Alaska’s only reservation is fighting to reclaim how its story is told. Metlakatla residents hope that by filling the new Annette Island Reserve Historical Archive with pictures, videos and sounds, future generations will know where they came from — and the current generation will remember the past.
Right now, when someone writes about Metlakatla, they don’t always get to hear the story from the people who live there. Tribal Councilmember Keolani Booth said that’s because there’s not a central archive to store the tribe’s stories and memories.
“You know, when anyone writes about Metlakatla, or does anything … we’ve got one narrative — that’s from our narrative, and I think the fact that we don’t have that right now, it’s left up to interpretation by anyone who would want to write about Metlakatla,” Booth said.
Reggie Atkinson is a former Metlakatla mayor. He told KRBD there have been efforts to build archives in Metlakatla before, but they haven’t been digitized, and they aren’t organized.
“We do have a building right next to our council chambers and it’s (an) archive building,” he said. “There’s archive boxes stacked in there, and actually, I don’t even know what’s in there. I went in there once.”
Atkinson said he’s heard that there are historical images of Metlakatla inside Duncan Church, and that relatives might have even more.
“There are people saying they have photos,” he said. “I know for a fact that a relative has eight millimeter movies from his father. His father was in the territorial guard unit here then.
The Metlakatla Indian Community contracted Caitlin Steinberg, a researcher from Wisconsin, to come to the island and help develop the Annette Island Reserve Historical Archive. When it’s finished, Steinberg said the archive will hold pictures, videos and interviews with local elders and families.
“It’s been brewing for decades, it seems, in Metlakatla,” she said.
The effort will involve the whole community, largely led by youth: students will interview their parents, aunts, uncles and neighbors, learning more about their family’s history, as well as the history of Annette Island.
“So there was already this hunger for this place for anyone to just go find their stories of their family in the community,” she said. “And it was born from talking about all these different ideas and all these, you know, hopes and wishes for how organizing Metlakatla’s history could benefit the people.”
Once the interviews are completed, Steinberg said they’ll be filed away along with a questionnaire, created by residents.
Steinberg said there will be a little of everything in the archive — from stories about the founding of Metlakatla to the history of residential schools and what life was like in World War II.
“And it’s also going to be fishing, hunting, gathering, you know, it’s going to be things about stories about the old cannery and you know, when there would be coffee meet ups at the old cannery as well as the fishing culture down at the docks,” she said.
The archive will be contained in a room at Metlakatla High School, and anyone will be able to record an interview for the collection.
The work has already started taking shape.
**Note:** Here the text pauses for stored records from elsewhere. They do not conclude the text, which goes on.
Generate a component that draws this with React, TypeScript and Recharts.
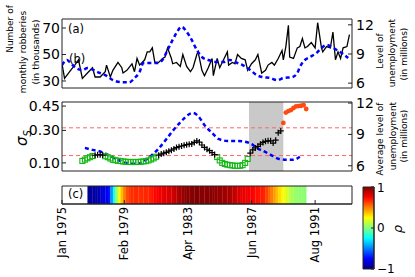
import React from 'react';
import { ComposedChart, Line, Scatter, XAxis, YAxis, ReferenceArea, ReferenceLine } from 'recharts';

const FONT = '"DejaVu Sans", sans-serif';
const AXIS = '#222';

// month index, 0 = Jan 1975
const MONTH_MAX = 228;
const TICK_MONTHS = [0, 49, 99, 149, 199];
const TICK_LABELS = ['Jan 1975', 'Feb 1979', 'Apr 1983', 'Jun 1987', 'Aug 1991'];

// (a) monthly robberies, thousands
const ROB_MONTHS = [0, 2, 6, 10, 13, 16, 20, 24, 26, 30, 34, 35, 38, 40, 44, 47, 48, 51, 55, 57, 59, 61, 65, 67, 69, 71, 73, 76, 79, 81, 83, 86, 87, 90, 93, 95, 98, 101, 103, 106, 107, 110, 112, 115, 118, 119, 122, 124, 127, 130, 131, 134, 136, 138, 141, 144, 146, 149, 152, 154, 157, 160, 162, 165, 167, 170, 173, 174, 176, 178, 179, 182, 185, 187, 189, 191, 193, 196, 199, 201, 204, 205, 208, 211, 213, 215, 217, 219, 221, 224, 226];
const ROB_VALUES = [43, 32, 37, 42, 46, 32, 36, 40, 33, 33, 37, 42, 33, 38, 44, 40, 36, 38, 43, 37, 47, 42, 46, 52, 52, 55, 44, 44, 47, 48, 55, 47, 43, 44, 41, 50, 41, 37, 40, 50, 52, 38, 34, 40, 47, 34, 47, 40, 46, 52, 42, 44, 43, 50, 47, 46, 38, 43, 46, 50, 36, 38, 42, 44, 42, 47, 53, 46, 56, 72, 48, 47, 55, 56, 62, 55, 56, 59, 55, 74, 55, 52, 56, 55, 67, 46, 52, 47, 55, 56, 65];

// (a) level of unemployment, millions
const UNEMP_MONTHS = [0, 4, 6, 10, 16, 20, 28, 34, 40, 47, 53, 57, 61, 64, 69, 75, 79, 83, 87, 90, 94, 98, 102, 106, 110, 115, 122, 127, 132, 138, 142, 148, 153, 158, 164, 169, 174, 181, 185, 187, 191, 195, 200, 204, 208, 212, 216, 220, 225];
const UNEMP_VALUES = [7.86, 8.38, 8.17, 7.66, 7.35, 7.55, 7.14, 6.83, 6.31, 6.1, 6.1, 6.52, 7.14, 8.07, 8.07, 8.07, 8.38, 9.41, 10.45, 11.17, 11.8, 11.28, 10.45, 9.41, 8.69, 8.38, 8.17, 8.17, 8.38, 8.07, 7.86, 7.35, 6.83, 6.62, 6.52, 6.31, 6.52, 6.62, 7.04, 7.66, 8.38, 8.69, 9.1, 9.62, 9.93, 9.72, 9.41, 9.1, 8.59];

// (b) average level of unemployment, millions
const AVG_MONTHS = [18, 24, 31, 36, 42, 48, 53, 60, 65, 71, 75, 81, 87, 94, 99, 103, 107, 112, 118, 123, 130, 138, 144, 150, 153, 158, 164, 170, 177, 182, 187];
const AVG_VALUES = [7.71, 7.52, 7.33, 7.05, 6.67, 6.38, 6.19, 6.19, 6.48, 7.05, 7.52, 8.38, 9.33, 10.29, 10.86, 11.05, 10.76, 9.9, 9.14, 8.57, 8.38, 8.38, 8.29, 8.0, 7.71, 7.43, 7.05, 6.67, 6.57, 6.57, 6.86];

// (b) sigma_S, one value every 2 months from month 16
const SIGMA_START = 16;
const SIGMA_VALUES = [0.112, 0.12, 0.128, 0.135, 0.142, 0.147, 0.15, 0.15, 0.148, 0.141, 0.135, 0.127, 0.119, 0.116, 0.113, 0.111, 0.109, 0.107, 0.106, 0.105, 0.106, 0.105, 0.106, 0.107, 0.109, 0.111, 0.115, 0.121, 0.128, 0.138, 0.147, 0.154, 0.16, 0.165, 0.172, 0.178, 0.186, 0.194, 0.2, 0.204, 0.208, 0.212, 0.215, 0.217, 0.226, 0.235, 0.228, 0.21, 0.195, 0.184, 0.175, 0.163, 0.151, 0.136, 0.115, 0.1, 0.093, 0.089, 0.086, 0.084, 0.082, 0.082, 0.082, 0.086, 0.1, 0.124, 0.16, 0.18, 0.192, 0.202, 0.215, 0.226, 0.233, 0.236, 0.236, 0.222, 0.24, 0.285, 0.297, 0.346, 0.41, 0.419, 0.425, 0.438, 0.448, 0.45, 0.452, 0.456, 0.432];
const SIGMA_LOW = 0.145;
const SIGMA_HIGH = 0.316;
const SHADE = [147, 174];

// (c) correlation rho, one value every 2 months from month 20
const RHO_START = 20;
const RHO_VALUES = [-0.95, -0.95, -0.93, -0.92, -0.9, -0.85, -0.8, -0.78, -0.72, -0.45, -0.2, 0.05, 0.22, 0.38, 0.5, 0.6, 0.64, 0.66, 0.67, 0.67, 0.66, 0.67, 0.68, 0.67, 0.69, 0.71, 0.74, 0.76, 0.78, 0.79, 0.8, 0.81, 0.82, 0.84, 0.87, 0.9, 0.92, 0.95, 0.97, 0.98, 0.98, 0.99, 1.0, 1.0, 0.99, 0.98, 0.98, 0.99, 0.98, 0.97, 0.97, 0.96, 0.95, 0.94, 0.93, 0.92, 0.9, 0.88, 0.85, 0.82, 0.8, 0.79, 0.78, 0.77, 0.76, 0.74, 0.72, 0.71, 0.7, 0.68, 0.62, 0.56, 0.5, 0.44, 0.38, 0.32, 0.27, 0.22, 0.17, 0.12, 0.08, 0.05, 0.04, 0.03, 0.03, 0.02];
// colour bar levels (jet breakpoints)
const CB_STOPS = [1, 0.75, 0.25, -0.25, -0.75, -1];
const CB_TICKS = [-1, 0, 1];

const jet = (v: number) => {
  const t = (v + 1) / 2;
  const c = (k: number) => Math.round(255 * Math.max(0, Math.min(1, 1.5 - Math.abs(4 * t - k))));
  return `rgb(${c(3)},${c(2)},${c(1)})`;
};

const robData = ROB_MONTHS.map((m, i) => ({ m, r: ROB_VALUES[i] }));
const unempData = UNEMP_MONTHS.map((m, i) => ({ m, u: UNEMP_VALUES[i] }));
const avgData = AVG_MONTHS.map((m, i) => ({ m, u: AVG_VALUES[i] }));
const sigmaPts = SIGMA_VALUES.map((s, i) => ({ m: SIGMA_START + 2 * i, s }));
const lowPts = sigmaPts.filter(p => p.s < SIGMA_LOW);
const highPts = sigmaPts.filter(p => p.s > SIGMA_HIGH);
const midPts = sigmaPts.filter(p => p.s >= SIGMA_LOW && p.s <= SIGMA_HIGH);
const cbData = CB_STOPS.map(r => ({ x: 0.5, r }));

const tickFont = { fill: '#000', fontSize: 14 };
const line = { stroke: AXIS };

const Cross = (p: any) => (
  <path d={`M${p.cx - 3},${p.cy}h6M${p.cx},${p.cy - 3}v6`} stroke="#000" strokeWidth={1.2} />
);
const Square = (p: any) => (
  <rect x={p.cx - 2.5} y={p.cy - 2.5} width={5} height={5} fill="none" stroke="#14b814" strokeWidth={1.1} />
);
const Dot = (p: any) => <circle cx={p.cx} cy={p.cy} r={2.4} fill="#ff4a10" />;

const DateTick = (props: any) => {
  const { x, y, payload } = props;
  const label = TICK_LABELS[TICK_MONTHS.indexOf(payload.value)];
  return (
    <text x={x} y={y} transform={`rotate(-90 ${x} ${y})`} textAnchor="end" dy="0.35em" fontSize={11.5} fill="#000">
      {label}
    </text>
  );
};

const Rot = ({ x, y, size = 9, children }: any) => (
  <text x={x} y={y} transform={`rotate(-90 ${x} ${y})`} textAnchor="middle" dy="0.35em" fontSize={size} fill="#000">
    {children}
  </text>
);

const box = (top: number, left = 0): React.CSSProperties => ({ position: 'absolute', left, top });

export default function App() {
  return (
    <div style={{ position: 'absolute', left: 0, top: 0, width: 415, height: 277, background: '#fff', fontFamily: FONT }}>
      <div style={box(0)}>
        <ComposedChart width={415} height={100} margin={{ top: 9, right: 33, bottom: 2, left: 32 }}>
          <XAxis type="number" dataKey="m" domain={[0, MONTH_MAX]} ticks={TICK_MONTHS} tick={false} tickSize={-4} height={10} axisLine={line} tickLine={line} allowDataOverflow />
          <XAxis xAxisId="t" orientation="top" type="number" domain={[0, MONTH_MAX]} ticks={TICK_MONTHS} tick={false} tickSize={-4} height={10} axisLine={line} tickLine={line} allowDataOverflow />
          <YAxis yAxisId="l" dataKey="r" type="number" domain={[24.7, 76.8]} ticks={[30, 50, 70]} width={30} tickSize={-4} tickMargin={6} tick={tickFont} axisLine={line} tickLine={line} allowDataOverflow />
          <YAxis yAxisId="r" orientation="right" type="number" domain={[5.5, 12.6]} ticks={[6, 9, 12]} width={30} tickSize={-4} tickMargin={8} tick={tickFont} axisLine={line} tickLine={line} allowDataOverflow />
          <Line yAxisId="l" data={robData} dataKey="r" stroke="#000" strokeWidth={1.3} dot={false} isAnimationActive={false} />
          <Line yAxisId="r" data={unempData} dataKey="u" type="monotone" stroke="#0000ff" strokeWidth={2.5} strokeDasharray="4 3" dot={false} isAnimationActive={false} />
        </ComposedChart>
      </div>

      <div style={box(90)}>
        <ComposedChart width={415} height={95} margin={{ top: 2, right: 33, bottom: 4, left: 32 }}>
          <XAxis type="number" dataKey="m" domain={[0, MONTH_MAX]} ticks={TICK_MONTHS} tick={false} tickSize={-4} height={10} axisLine={line} tickLine={line} allowDataOverflow />
          <XAxis xAxisId="t" orientation="top" type="number" domain={[0, MONTH_MAX]} ticks={TICK_MONTHS} tick={false} tickSize={-4} height={10} axisLine={line} tickLine={line} allowDataOverflow />
          <YAxis yAxisId="l" dataKey="s" type="number" domain={[0.05, 0.475]} ticks={[0.1, 0.3, 0.45]} tickFormatter={(v: number) => v.toFixed(2)} width={30} tickSize={-4} tickMargin={6} tick={tickFont} axisLine={line} tickLine={line} allowDataOverflow />
          <YAxis yAxisId="r" orientation="right" type="number" domain={[5.5, 12.1]} ticks={[6, 9, 12]} width={30} tickSize={-4} tickMargin={8} tick={tickFont} axisLine={line} tickLine={line} allowDataOverflow />
          <ReferenceArea yAxisId="l" x1={SHADE[0]} x2={SHADE[1]} y1={0.05} y2={0.475} fill="#c9c9c9" fillOpacity={1} stroke="none" />
          <ReferenceLine yAxisId="l" y={SIGMA_HIGH} stroke="#ff6666" strokeDasharray="4 3" />
          <ReferenceLine yAxisId="l" y={SIGMA_LOW} stroke="#ff6666" strokeDasharray="4 3" />
          <Line yAxisId="r" data={avgData} dataKey="u" type="monotone" stroke="#0000ff" strokeWidth={2.5} strokeDasharray="4 3" dot={false} isAnimationActive={false} />
          <Scatter yAxisId="l" data={lowPts} shape={Square} isAnimationActive={false} />
          <Scatter yAxisId="l" data={midPts} shape={Cross} isAnimationActive={false} />
          <Scatter yAxisId="l" data={highPts} shape={Dot} isAnimationActive={false} />
        </ComposedChart>
      </div>

      <div style={box(176)}>
        <ComposedChart width={415} height={100} margin={{ top: 10, right: 63, bottom: 12, left: 62 }}>
          <XAxis type="number" dataKey="m" domain={[0, MONTH_MAX]} ticks={TICK_MONTHS} interval={0} height={60} tickSize={-4} tickMargin={7} tick={<DateTick />} axisLine={line} tickLine={line} allowDataOverflow />
          <YAxis hide type="number" domain={[0, 1]} allowDataOverflow />
          {RHO_VALUES.map((r, i) => (
            <ReferenceArea key={i} x1={RHO_START + 2 * i} x2={RHO_START + 2 * i + 2.2} y1={0} y2={1} fill={jet(r)} fillOpacity={1} stroke="none" />
          ))}
          <ReferenceArea x1={0} x2={MONTH_MAX} y1={0} y2={1} fill="none" stroke={AXIS} />
        </ComposedChart>
      </div>

      <div style={box(180, 330)}>
        <ComposedChart width={85} height={97} data={cbData} margin={{ top: 7, right: 26, bottom: 7, left: 33 }}>
          <defs>
            <linearGradient id="jetbar" x1="0" y1="0" x2="0" y2="1">
              {CB_STOPS.map(r => (
                <stop key={r} offset={`${((1 - r) / 2) * 100}%`} stopColor={jet(r)} />
              ))}
            </linearGradient>
          </defs>
          <XAxis dataKey="x" type="number" domain={[0, 1]} tick={false} tickLine={false} axisLine={false} height={1} allowDataOverflow />
          <YAxis dataKey="r" orientation="right" type="number" domain={[-1, 1]} ticks={CB_TICKS} tickFormatter={(v: number) => (v < 0 ? '\u2212' + Math.abs(v) : String(v))} width={15} tickSize={-3} tickMargin={6} tick={{ fill: '#000', fontSize: 12 }} axisLine={line} tickLine={line} allowDataOverflow />
          <ReferenceArea x1={0} x2={1} y1={-1} y2={1} fill="url(#jetbar)" fillOpacity={1} stroke={AXIS} />
        </ComposedChart>
      </div>

      <svg width={415} height={277} style={{ position: 'absolute', left: 0, top: 0, pointerEvents: 'none' }}>
        <Rot x={10} y={29}>Number of</Rot>
        <Rot x={23} y={52}>monthly  robberies</Rot>
        <Rot x={36} y={52}>(in thousands)</Rot>
        <Rot x={380} y={51}>Level of</Rot>
        <Rot x={392} y={53}>unemployment</Rot>
        <Rot x={404} y={54}>(in millions)</Rot>
        <Rot x={380} y={139}>Average level of</Rot>
        <Rot x={393} y={136}>unemployment</Rot>
        <Rot x={404} y={136}>(in millions)</Rot>
        <text x={22} y={138} transform="rotate(-90 22 138)" textAnchor="middle" dy="0.35em" fontSize={15} fontStyle="italic" fill="#000">
          σ<tspan fontSize={10} dy="4">S</tspan>
        </text>
        <text x={397} y={229} transform="rotate(-90 397 229)" textAnchor="middle" dy="0.35em" fontSize={13} fontStyle="italic" fill="#000">ρ</text>
        <text x={68} y={33} fontSize={11.5} fill="#000">(a)</text>
        <text x={69} y={63} fontSize={11.5} fill="#000">(b)</text>
        <text x={68} y={198} fontSize={11.5} fill="#000">(c)</text>
      </svg>
    </div>
  );
}
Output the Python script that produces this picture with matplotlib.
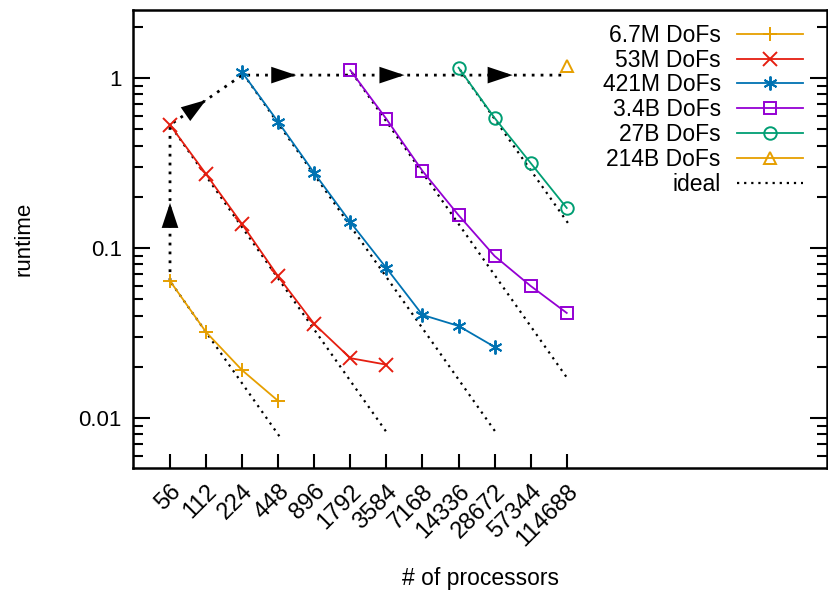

On a recent Friday afternoon, community elders gathered at Metlakatla High School for “coffee with elders.” Resident Henry G. Smith spoke about the value of the archive.
“It’s a good thing for the kids to learn … the history of where their parents, their grandparents, their great-grandparents came from, how Metlakatla came about,” said Smith. “It’s good for them to know this stuff, to know the history of their ancestors.”
And Booth, the councilmember, hopes that knowledge will be preserved for future generations in Metlakatla.
As a councilmember, Booth said, if he wanted to look back at something a past member had done, in most cases, he’s out of luck. He doesn’t want that to happen to future generations.
“And there are things that I’d love to speak to Henry Littlefield about, or Solomon Guthrie,” he said. “And they were councilmen, many, many years ago. And, you know, if they didn’t write it down, we don’t know. So I think it’s really going to help a lot in the continuity of serving the community, passing information and preserving our culture.”
“You’ve got to know what you’ve done to move forward,” he added.
He hopes the archive will help preserve knowledge of times both good and bad, as well as traditional language.
“It’s things that we need to know, and we feel we have the right to know about our people,” he said.
Booth said that Steinberg, the contracted archivist, plans to train a member of Metlakatla’s tribe to take over as lead historian, once the project is fully on its feet.